The Biblical story of the Tower of Babel provides one of the central metaphors of the book. In the story, the builders sought to build a tower that reached to heaven—a metaphor for the attempt to reach the infinite through finite means. Similarly, human beings through their technology—social and material—have sought to create a perfect world, a Utopia. Social technologies, such as systems of law, and physical technologies of energy, materials, and biota, have created an edifice that reaches high indeed. We call it civilization, but are we really any closer to Heaven? Are we better off today than the hunter-gatherer, the Roman peasant, the 1950 American? No matter how many problems we solve, the sky seems just as far away as ever.
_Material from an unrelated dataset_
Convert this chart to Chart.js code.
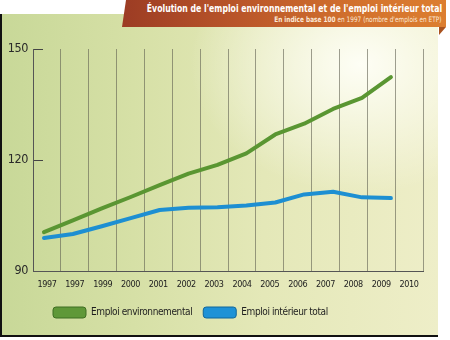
<!DOCTYPE html>
<html>
<head>
<meta charset="utf-8">
<script src="https://cdn.jsdelivr.net/npm/chart.js@4.4.0/dist/chart.umd.min.js"></script>
<style>
  body { margin: 0; width: 450px; height: 340px; position: relative; overflow: hidden; background: #fff;
         font-family: "Liberation Sans Narrow", "DejaVu Sans Condensed", sans-serif; }
  #panel { position: absolute; left: 0; top: 14px; width: 436px; height: 321px;
           border-left: 2px solid #111; border-bottom: 2px solid #111;
           background:
             radial-gradient(ellipse 170px 130px at 358px 50px, rgba(255,255,248,0.95), rgba(255,255,240,0) 100%),
             linear-gradient(to right, #c8d898 0%, #d6e0a6 30%, #e4e8b8 60%, #eeeec8 100%); }
  #banner { position: absolute; left: 122px; top: 0; width: 324px; height: 27px;
            background: linear-gradient(to right, #9c3c24 0%, #b9552a 35%, #d4732d 75%, #dc7e30 100%);
            clip-path: polygon(4px 0, 100% 0, 100% 100%, 0 100%); color: #fff; }
  #banner .t { position: absolute; right: 4px; top: 2px; font-weight: bold; font-size: 10.5px; white-space: nowrap;
               transform: scaleX(0.82); transform-origin: right center; }
  #banner .s { position: absolute; right: 4px; top: 15px; font-size: 7.5px; white-space: nowrap; color: #fbe9d8;
               transform: scaleX(0.86); transform-origin: right center; }
  #fold { position: absolute; left: 439px; top: 27px; width: 7px; height: 8px; background: #a9521f;
          clip-path: polygon(0 0, 100% 0, 0 100%); }
  #chart { position: absolute; left: 0; top: 0; }
</style>
</head>
<body>
<div id="panel"></div>
<div id="banner">
  <div class="t">Évolution de l'emploi environnemental et de l'emploi intérieur total</div>
  <div class="s"><b>En indice base 100</b> en 1997 (nombre d'emplois en ETP)</div>
</div>
<div id="fold"></div>
<canvas id="chart" width="450" height="340"></canvas>
<script>
"use strict";

// ── data ───────────────────────────────────────────────────────────────────────
const years = [1997, 1998, 1999, 2000, 2001, 2002, 2003, 2004, 2005, 2006, 2007, 2008, 2009];
const xLabels = ["1997", "1997", "1999", "2000", "2001", "2002", "2003", "2004",
                 "2005", "2006", "2007", "2008", "2009", "2010"];
const envValues = [100.5, 103.7, 106.9, 110.0, 113.2, 116.3, 118.7, 121.8, 126.9, 129.8, 133.8, 136.8, 142.4];
const totalValues = [98.9, 100.0, 102.1, 104.3, 106.5, 107.1, 107.2, 107.7, 108.5, 110.7, 111.4, 109.9, 109.7];
const yTicks = [90, 120, 150];

const FONT = "'Liberation Sans Narrow', 'DejaVu Sans Condensed', sans-serif";
const LEGEND_SHIFT = 9;
const toPoints = vals => years.map((y, i) => ({ x: y, y: vals[i] }));

// tighter letter spacing so the condensed fallback font fits like the original,
// and nudge the legend row to where the original puts it
const tweaks = {
  id: "tweaks",
  beforeLayout: chart => { chart.ctx.letterSpacing = "-0.4px"; },
  afterLayout: chart => {
    chart.legend.left += LEGEND_SHIFT;
    chart.legend.right += LEGEND_SHIFT;
  },
  beforeDraw: chart => { chart.ctx.letterSpacing = "-0.4px"; },
};

// ── chart ──────────────────────────────────────────────────────────────────────
new Chart(document.getElementById("chart"), {
  type: "line",
  plugins: [tweaks],
  data: {
    labels: xLabels,
    datasets: [
      {
        label: "Emploi environnemental", data: toPoints(envValues), xAxisID: "xd",
        borderColor: "#5a9632", backgroundColor: "#5a9632", borderWidth: 4,
        legendFill: "#5f9838", legendEdge: "#3f6e22",
      },
      {
        label: "Emploi intérieur total", data: toPoints(totalValues), xAxisID: "xd",
        borderColor: "#1d8fd2", backgroundColor: "#1d8fd2", borderWidth: 4,
        legendFill: "#1e92d6", legendEdge: "#11669a",
      },
    ],
  },
  options: {
    responsive: false,
    animation: false,
    devicePixelRatio: 1,
    layout: { padding: { top: 49, left: 0, right: 27, bottom: 12 } },
    elements: {
      point: { radius: 0 },
      line: { tension: 0, borderCapStyle: "round", borderJoinStyle: "round" },
    },
    plugins: {
      tooltip: { enabled: false },
      legend: {
        position: "bottom", align: "start", fullSize: false,
        labels: {
          boxWidth: 33, boxHeight: 11, padding: 11, color: "#1e1e1e",
          font: { family: FONT, size: 10 },
          useBorderRadius: true, borderRadius: 3,
          generateLabels: chart => chart.data.datasets.map((ds, i) => ({
            text: ds.label, fillStyle: ds.legendFill, strokeStyle: ds.legendEdge,
            lineWidth: 1, borderRadius: 3, datasetIndex: i, hidden: false, fontColor: "#1e1e1e",
          })),
        },
      },
    },
    scales: {
      x: {
        type: "category",
        offset: true,
        grid: { offset: true, drawTicks: false, color: "rgba(95,95,80,0.6)", lineWidth: 1 },
        border: { display: true, color: "#555", width: 1 },
        ticks: { color: "#222", padding: 8, font: { family: FONT, size: 9 }, autoSkip: false, maxRotation: 0 },
        afterFit: s => { s.height = 25; },
      },
      xd: { type: "linear", display: false, min: 1996.62, max: 2010.11 },
      y: {
        min: 90, max: 150,
        afterBuildTicks: s => { s.ticks = yTicks.map(v => ({ value: v })); },
        grid: { drawOnChartArea: false, drawTicks: true, tickLength: -10, color: "#444", lineWidth: 1 },
        border: { display: true, color: "#555", width: 1 },
        ticks: { color: "#2a2a2a", padding: 15, font: { family: FONT, size: 12.5 } },
        afterFit: s => { s.width = 33; },
      },
    },
  },
});
</script>
</body>
</html>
Meanwhile, the higher we build the more problems appear in the base of our structure, as if our civilization were beginning to collapse under its own weight. Look at Pieter Bruegel's painting. The lower sections begin to crack and crumble even as they build the tower higher. Similarly, even as technology achieves new wonders, fundamental problems as old as civilization proliferate. We have microchips and nanotechnology, yet a large and growing portion of humanity cannot meet basic human needs for food, health, and security from violence.

One look at the Tower in the painting is enough to see that the builders' project is obviously doomed. It is absurd, in fact. The higher the building goes, the greater an insulation from reality is necessary to continue the effort. Yet continue it they must, because their whole way of life is built around its construction. Jared Diamond gives a similar answer to the question of why the Easter Islanders continued to destroy their ecosystem to erect huge monoliths, even when their doom should have been obvious. Their politics, their economy, their social organization, all depended on the construction. We as well are addicted to the ascent of technology. Faced with the problems caused by previous technology, we know no other way to solve them but through new technologies that generate their own unintended consequences. Helplessly, we build the Tower higher.
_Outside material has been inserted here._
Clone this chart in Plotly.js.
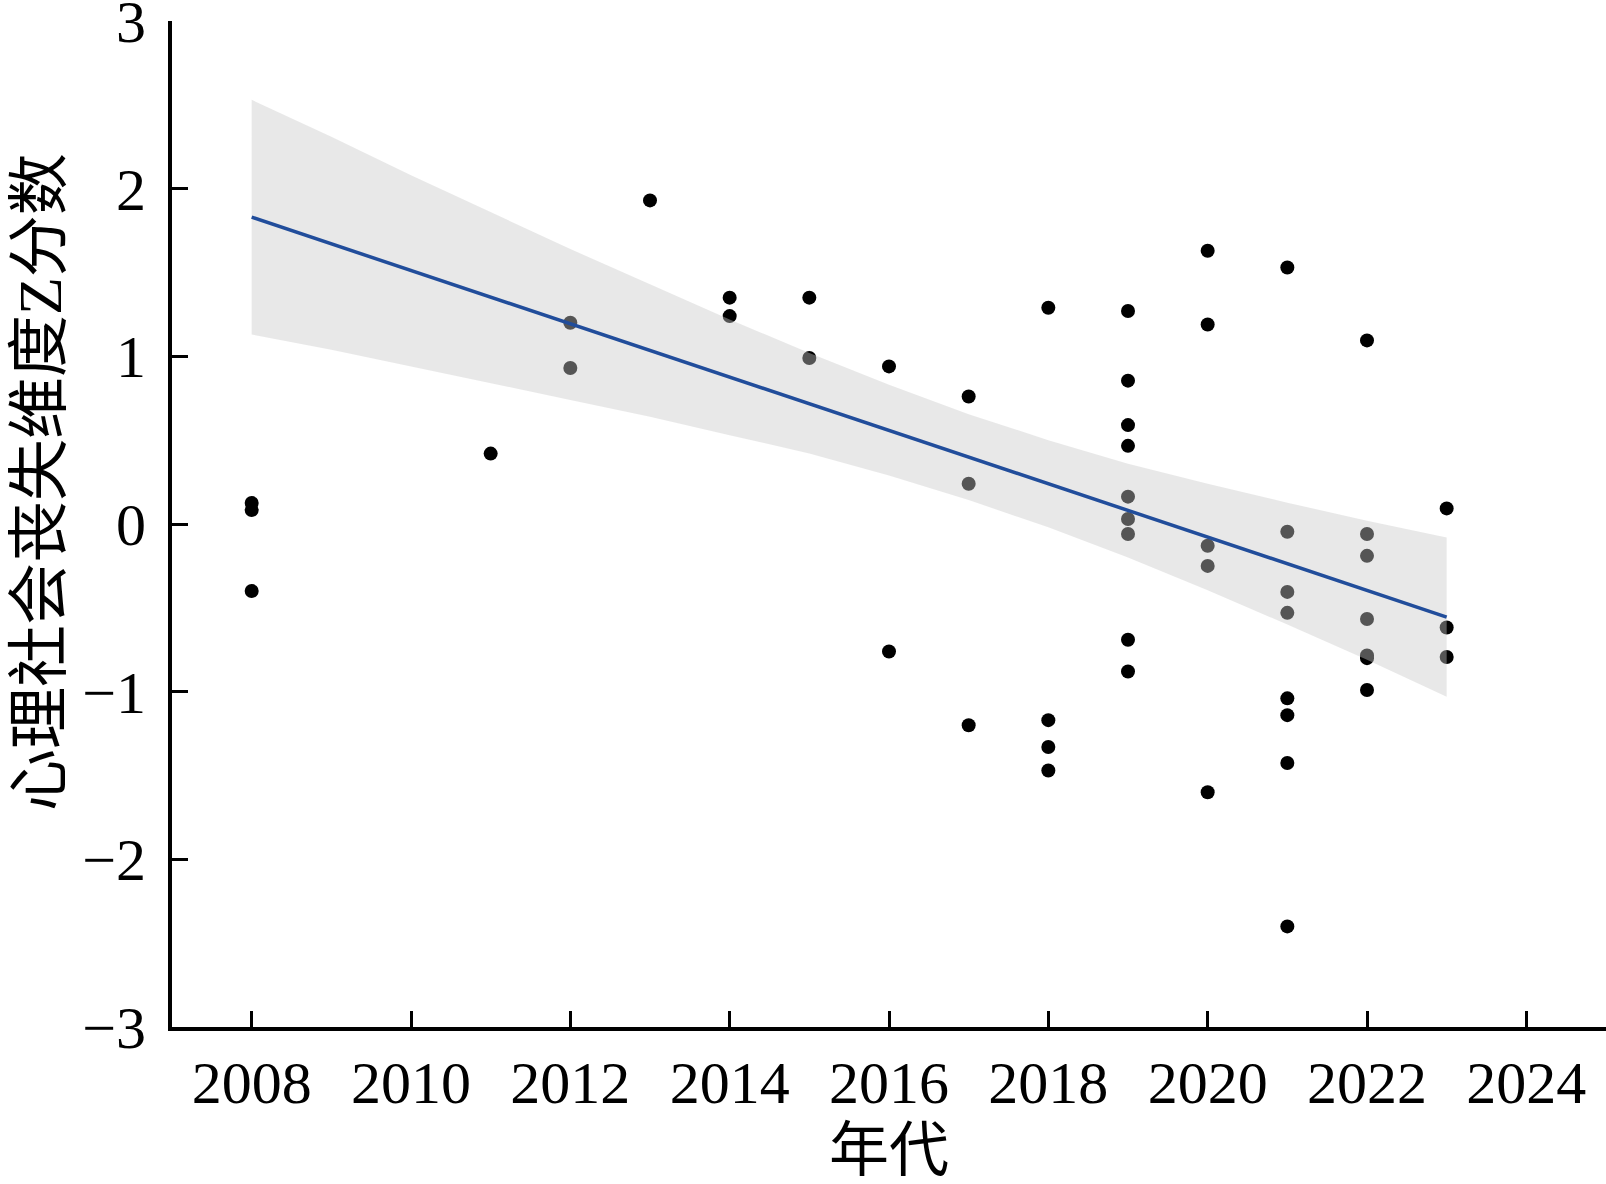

One of two possible fates is in store for such an enterprise. One is a stupendous collapse, when the weakened foundation can no longer bear the structure's weight. Many thinkers foresee precisely such a finale for civilization as its ecological basis degenerates. Another possibility is that, like in the story, the builders abandon their attempt. The Babelians woke up one day to find themselves speaking different languages—a metaphor for a breakdown in communication, consensus, and comity. The grand project of civilization is fragmenting; scientific hyperspecialization renders various fields mutually unintelligible; and we are doubting the possibility and desirability of building yet higher.
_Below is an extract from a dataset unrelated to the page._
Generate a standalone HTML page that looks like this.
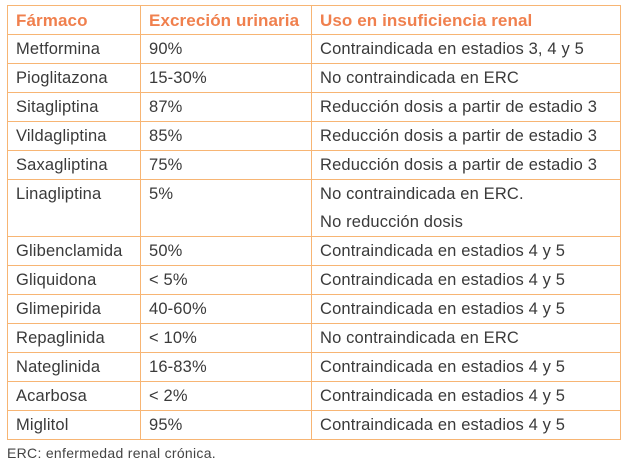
<!DOCTYPE html>
<html><head><meta charset="utf-8"><style>
body{margin:0;width:628px;height:465px;background:#fff;font-family:"Liberation Sans",sans-serif;position:relative;overflow:hidden}
table{position:absolute;left:7px;top:5px;width:614px;border-collapse:collapse;table-layout:fixed}
td,th{border:1.5px solid #f7b574;padding:0 0 0 8px;font-size:16.5px;letter-spacing:0.15px;color:#3a3a3a;text-align:left;vertical-align:middle;height:28px;font-weight:normal;line-height:27px;white-space:nowrap}
th{color:#f0804e;font-weight:bold;font-size:17px;letter-spacing:0.1px}
td.d{vertical-align:top;line-height:28px}
.fn{position:absolute;left:7px;top:445px;font-size:14px;letter-spacing:0.3px;color:#444}
</style></head><body>
<table>
<colgroup><col style="width:133px"><col style="width:171px"><col></colgroup>
<tr><th>Fármaco</th><th>Excreción urinaria</th><th>Uso en insuficiencia renal</th></tr>
<tr><td>Metformina</td><td>90%</td><td>Contraindicada en estadios 3, 4 y 5</td></tr>
<tr><td>Pioglitazona</td><td>15-30%</td><td>No contraindicada en ERC</td></tr>
<tr><td>Sitagliptina</td><td>87%</td><td>Reducción dosis a partir de estadio 3</td></tr>
<tr><td>Vildagliptina</td><td>85%</td><td>Reducción dosis a partir de estadio 3</td></tr>
<tr><td>Saxagliptina</td><td>75%</td><td>Reducción dosis a partir de estadio 3</td></tr>
<tr><td class="d" style="height:55px">Linagliptina</td><td class="d">5%</td><td class="d">No contraindicada en ERC.<br>No reducción dosis</td></tr>
<tr><td>Glibenclamida</td><td>50%</td><td>Contraindicada en estadios 4 y 5</td></tr>
<tr><td>Gliquidona</td><td>&lt; 5%</td><td>Contraindicada en estadios 4 y 5</td></tr>
<tr><td>Glimepirida</td><td>40-60%</td><td>Contraindicada en estadios 4 y 5</td></tr>
<tr><td>Repaglinida</td><td>&lt; 10%</td><td>No contraindicada en ERC</td></tr>
<tr><td>Nateglinida</td><td>16-83%</td><td>Contraindicada en estadios 4 y 5</td></tr>
<tr><td>Acarbosa</td><td>&lt; 2%</td><td>Contraindicada en estadios 4 y 5</td></tr>
<tr><td>Miglitol</td><td>95%</td><td>Contraindicada en estadios 4 y 5</td></tr>
</table>
<div class="fn">ERC: enfermedad renal crónica.</div>
</body></html>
Instead, people everywhere feel the pull to go back to nature, back to the land; to live more simply, more freely, more slowly. This trend points to the great irony of the all-consuming effort to build a tower to the sky—the sky is all around us already! A perfect world is available right now, and has always been available. We are no closer than our hunter-gatherer forebears, and no farther either. All that is needed is a shift of perception. We might still build towers, but the motivation will be entirely different. To what purpose would we turn the human gifts of hand and mind—technology and culture—when we are no longer driven skyward?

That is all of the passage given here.